On November 1, 2005, the UN General Assembly resolved to hold an annual Holocaust Memorial Day each January 27 to remember the genocide of the six million Jews killed by Hitler’s Germany. It is the same date on which the largest Nazi concentration camp, Auschwitz-Birkenau, located in occupied Poland, was liberated by the Soviet Red Army. Memorial Day for the victims of the Holocaust on January 27 has been a national day of remembrance in Germany since 1996, in Sweden since 1999 and in the United Kingdom since 2001. In January 2020, a ceremony was held in Auschwitz to celebrate the 75th anniversary of the liberation of the camp on January 27, 1945. Among those who attended were Israeli President Reuven Rivlin, Polish President Andrzej Duda and British PM Boris Johnsson .
Apologized
Dutch Prime Minister Mark Rutte apologized ahead of Memorial Day for his country’s failure to protect Jews during World War II, the first apology made by a Dutch prime minister. Approximately 102,000 Dutch Jews were murdered during the Holocaust.
In Paris, French President Emmanuel Macron spoke at a ceremony marking the 75th anniversary, and visited a monument commemorating the 77,000 Jews deported to concentration camps from France. And in January 2020, for the first time in its country’s history, the Ukrainian parliament celebrated International Remembrance Day.
Different dates
Since 1951, Israel has held an annual Holocaust Memorial Day on 27 Nisan, eight days before its Independence Day. The day is commemorated with a siren followed by two minutes of silence as all work is stopped throughout the country. Memorial events are organized in public places and in educational institutions. The United States has a memorial week in connection with Israel’s Memorial Day. Serbia has April 22 as a day of remembrance, while Romania has October 9, Latvia has July 4, Hungary has April 16, France has July 16, Bulgaria has March 10 and Austria has May 5.

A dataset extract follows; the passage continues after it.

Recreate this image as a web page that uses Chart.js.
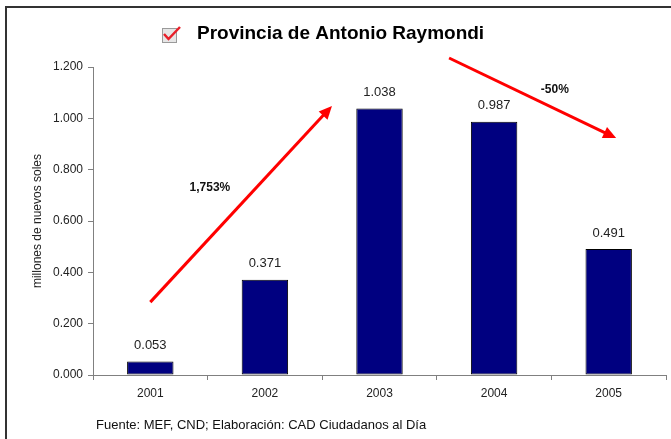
<!DOCTYPE html>
<html><head><meta charset="utf-8">
<script src="https://cdn.jsdelivr.net/npm/chart.js@4"></script>
<style>html,body{margin:0;padding:0;background:#fff}#wrap{width:671px;height:439px;position:relative}</style>
</head><body><div id="wrap"><canvas id="c" width="671" height="439"></canvas></div>
<script>
const years = ['2001', '2002', '2003', '2004', '2005'];
const values = [0.053, 0.371, 1.038, 0.987, 0.491];
const yMin = 0, yMax = 1.2, yStep = 0.2;
const titleText = 'Provincia de Antonio Raymondi';
const yAxisTitle = 'millones de nuevos soles';
const sourceText = 'Fuente: MEF, CND; Elaboración: CAD Ciudadanos al Día';
const trendLabels = ['1,753%', '-50%'];
// annotation positions in data space: [category index, value]
const arrowUp = [[0.0, 0.284], [1.585, 1.048]];
const arrowDown = [[2.607, 1.235], [4.065, 0.923]];
const trendLabelPos = [[0.52, 0.729], [3.53, 1.11]];

const FONT = '"Liberation Sans", Arial, sans-serif';

function drawArrow(ctx, x1, y1, x2, y2) {
  const ang = Math.atan2(y2 - y1, x2 - x1);
  const headLen = 13, headW = 6;
  const bx = x2 - headLen * Math.cos(ang), by = y2 - headLen * Math.sin(ang);
  ctx.save();
  ctx.strokeStyle = '#ff0000';
  ctx.fillStyle = '#ff0000';
  ctx.lineWidth = 3;
  ctx.beginPath();
  ctx.moveTo(x1, y1);
  ctx.lineTo(bx + 2 * Math.cos(ang), by + 2 * Math.sin(ang));
  ctx.stroke();
  ctx.beginPath();
  ctx.moveTo(x2, y2);
  ctx.lineTo(bx + headW * Math.sin(ang), by - headW * Math.cos(ang));
  ctx.lineTo(bx - headW * Math.sin(ang), by + headW * Math.cos(ang));
  ctx.closePath();
  ctx.fill();
  ctx.restore();
}

const decor = {
  id: 'decor',
  beforeDraw(chart) {
    const ctx = chart.ctx;
    ctx.save();
    ctx.fillStyle = '#fff';
    ctx.fillRect(0, 0, chart.width, chart.height);
    ctx.strokeStyle = '#333';
    ctx.lineWidth = 2;
    ctx.strokeRect(6, 7, 720, 500);
    ctx.restore();
  },
  afterDraw(chart) {
    const ctx = chart.ctx;
    const xs = chart.scales.x, ys = chart.scales.y;
    const px = (i) => xs.getPixelForValue(0) + i * (xs.getPixelForValue(1) - xs.getPixelForValue(0));
    const py = (v) => ys.getPixelForValue(v);
    ctx.save();
    // value labels
    ctx.font = '13px ' + FONT;
    ctx.fillStyle = '#222';
    ctx.textAlign = 'center';
    ctx.textBaseline = 'middle';
    const meta = chart.getDatasetMeta(0);
    meta.data.forEach((bar, i) => {
      ctx.fillText(values[i].toFixed(3), bar.x, bar.y - 16);
    });
    // arrows
    drawArrow(ctx, px(arrowUp[0][0]), py(arrowUp[0][1]), px(arrowUp[1][0]), py(arrowUp[1][1]));
    drawArrow(ctx, px(arrowDown[0][0]), py(arrowDown[0][1]), px(arrowDown[1][0]), py(arrowDown[1][1]));
    ctx.font = 'bold 12px ' + FONT;
    ctx.fillStyle = '#111';
    trendLabels.forEach((t, i) => {
      ctx.fillText(t, px(trendLabelPos[i][0]), py(trendLabelPos[i][1]));
    });
    // title
    ctx.font = 'bold 19px ' + FONT;
    ctx.fillStyle = '#000';
    ctx.textAlign = 'left';
    ctx.fillText(titleText, 197, 34);
    // checkbox icon
    ctx.fillStyle = '#e6e6e6';
    ctx.fillRect(162, 28, 15, 15);
    ctx.strokeStyle = '#9a9a9a';
    ctx.lineWidth = 1;
    ctx.strokeRect(162.5, 28.5, 14, 14);
    ctx.strokeStyle = '#e8202a';
    ctx.lineWidth = 2.5;
    ctx.beginPath();
    ctx.moveTo(164, 34);
    ctx.lineTo(168.5, 39);
    ctx.lineTo(180, 27);
    ctx.stroke();
    // source
    ctx.font = '13px ' + FONT;
    ctx.fillStyle = '#111';
    ctx.textAlign = 'left';
    ctx.fillText(sourceText, 96, 425);
    ctx.restore();
  }
};

new Chart(document.getElementById('c'), {
  type: 'bar',
  data: {
    labels: years,
    datasets: [{
      data: values,
      backgroundColor: '#000080',
      borderColor: '#000000',
      borderWidth: 1,
      borderSkipped: false,
      categoryPercentage: 1.0,
      barPercentage: 0.405
    }]
  },
  options: {
    responsive: false,
    animation: false,
    devicePixelRatio: 1,
    layout: { padding: { top: 67, right: 5, bottom: 0, left: 0 } },
    plugins: { legend: { display: false }, tooltip: { enabled: false }, title: { display: false } },
    scales: {
      x: {
        grid: { drawOnChartArea: false, drawTicks: true, tickLength: 5, color: '#808080', offset: true },
        border: { color: '#808080', width: 1 },
        ticks: { color: '#222', font: { family: FONT, size: 12 }, padding: 6 },
        afterFit(s) { s.height = 64; }
      },
      y: {
        min: yMin, max: yMax,
        grid: { drawOnChartArea: false, drawTicks: true, tickLength: 5, color: '#808080' },
        border: { color: '#808080', width: 1 },
        ticks: { stepSize: yStep, color: '#222', font: { family: FONT, size: 12 }, padding: 5,
                 callback: (v) => Number(v).toFixed(3) },
        title: { display: true, text: yAxisTitle, color: '#222', font: { family: FONT, size: 12 }, padding: { top: 30, bottom: 0 } },
        afterFit(s) { s.width = 93; }
      }
    }
  },
  plugins: [decor]
});
</script>
</body></html>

It was only with the collapse of the Soviet Union that several Eastern European countries established memorial days for the Holocaust. During the Soviet occupation of Latvia, for instance, discussions about the past were banned. Only after the country became independent did Parliament adopt on 19 September 1990 a declaration condemning the genocide and banning anti-Semitism in Latvia, which became the starting point for Latvia’s work in Holocaust research, education and the fight against modern forms of anti-Semitism.